**Your objective:** Look over the lines below. Report each one that includes the string "draw".

**Recorded data:**

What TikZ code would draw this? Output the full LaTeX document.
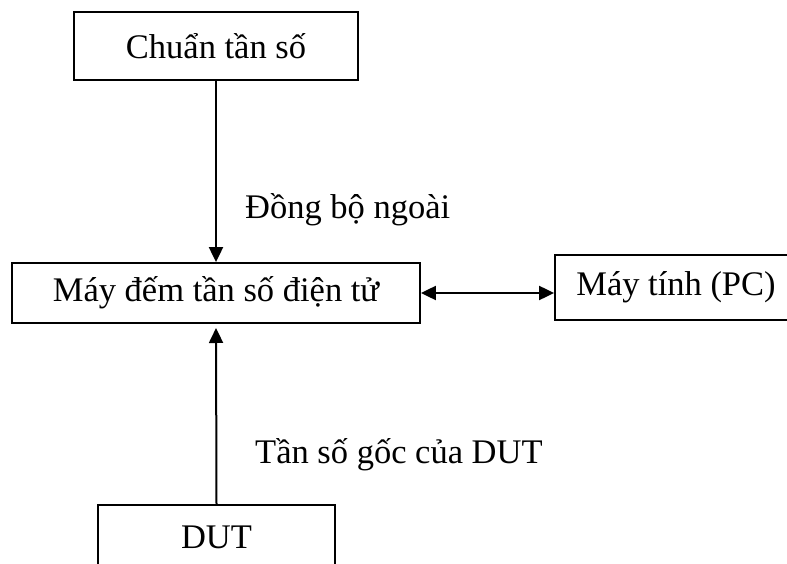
\documentclass[tikz,border=0pt]{standalone}
\usepackage{fontspec}
\setmainfont{Liberation Serif}
\usetikzlibrary{arrows.meta}
\begin{document}
\begin{tikzpicture}[x=1pt,y=-1pt,
  box/.style={draw,line width=1.8pt,rectangle,inner sep=0pt,font=\fontsize{34.5}{40}\selectfont},
  lbl/.style={anchor=west,inner sep=0pt,font=\fontsize{34.5}{40}\selectfont},
  conn/.style={line width=2pt,-{Triangle[length=15pt,width=14pt]}},
  bconn/.style={line width=2pt,{Triangle[length=15pt,width=14pt]}-{Triangle[length=15pt,width=14pt]}}]
\clip (0,0) rectangle (787,564);
\node[box,minimum width=284pt,minimum height=68pt] (std) at (216,46) {Chuẩn tần số};
\node[box,minimum width=408pt,minimum height=60pt] (cnt) at (216,293) {Máy đếm tần số điện tử};
\node[box,minimum width=242pt,minimum height=65pt] (pc) at (676,287.5) {Máy tính (PC)};
\node[box,minimum width=237pt,minimum height=64pt] (dut) at (216.5,537) {DUT};
\coordinate (cb) at (216,328);
\draw[conn] (std.south) -- (cnt.north);
\draw[conn] (dut.north) -- (cb);
\draw[bconn] (cnt.east) -- (cnt.east -| pc.west);
\node[lbl] (l1) at (245,210) {Đồng bộ ngoài};
\node[lbl] (l2) at (255,455) {Tần số gốc của DUT};
\end{tikzpicture}
\end{document}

**Completed exercise:**
What TikZ code would draw this? Output the full LaTeX document.
  box/.style={draw,line width=1.8pt,rectangle,inner sep=0pt,font=\fontsize{34.5}{40}\selectfont},
\draw[conn] (std.south) -- (cnt.north);
\draw[conn] (dut.north) -- (cb);
\draw[bconn] (cnt.east) -- (cnt.east -| pc.west);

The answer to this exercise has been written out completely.